I’ve been using opennmt via google colab. Normally, if the runtime on the notebook expires it’s easy for me to restart the notebook and continue training models from the last saved checkpoint. However, in one notebook, the model won’t resume training from the last available checkpoint, and it restarts training from the beginning or the first saved checkpoint. Does anyone know why this may happen and how I can prevent it from happening? Happy to provide more details if they’re needed.
If it can help, I noticed that depending on what I changed in my yaml file, sometimes it trigger to retrain rater than continue training my current model…
Having problems copying and pasting the tensorflow warnings/output etc I get when I start training the model as it says ‘new users can only post 2 links in a post’
Ah you are still using OpenNMT-tf 1.x. I suggest upgrading to a more recent version if possible.
If you are facing the issue in one notebook and not others, this is probably an issue with Google Colab. Maybe the checkpoints are not correctly saved, or they are not visible in the next session.
I promoted your account so you should now be able to post that, if needed.
That being said, I don’t think the issue is related to OpenNMT-tf. If you think it is, it would be helpful to post the steps to reproduce outside of Google Colab.

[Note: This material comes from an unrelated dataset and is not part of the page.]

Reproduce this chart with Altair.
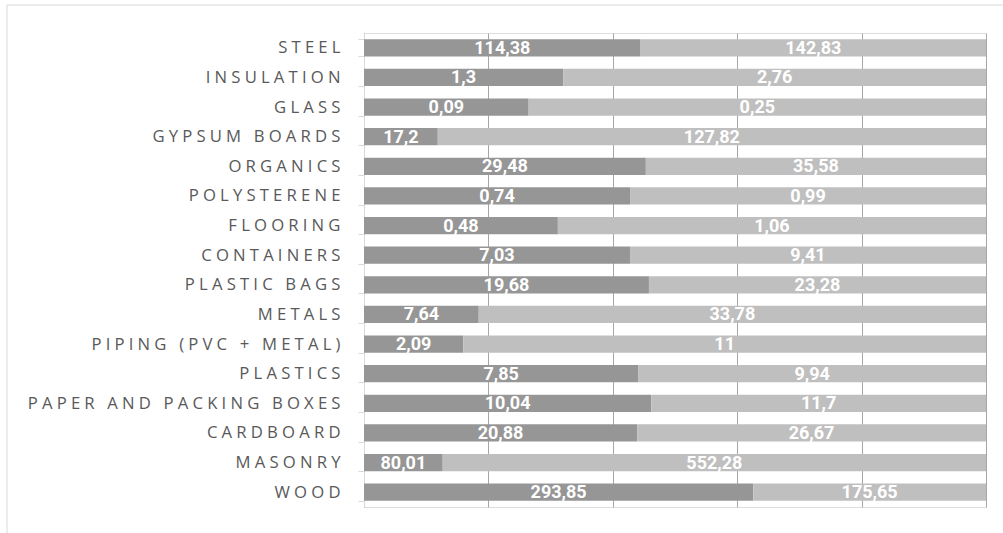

Thanks for the help. I’m also worried it may be a colab issue, but I’m not sure exactly what it would be and how to fix it. I’ve now started using version 2.2, hopefully that will make a difference but I’m unsure. I’ve implemented some of the advice in this link which is meant to stop the notebook from timing out, that could also help
are you saving your model on your Google Drive? if not… that is most likely your issue. I’m just saying in case you don’t know, but the colab environment is totally removed every time your session expire. Your model/vocab need to be saved directly in a path that point to your Google Drive in order to keep them and reused them (continue training)
here is the code to connect your Google Drive.
#Connect Google Drive
from google.colab import drive
drive.mount('/content/gdrive')
Yes, I currently do that. That’s the code I use to mount my drive. Perhaps the model carries on training even if I’ve lost connection to my google drive, which is why the training can’t resume properly? Is that possible?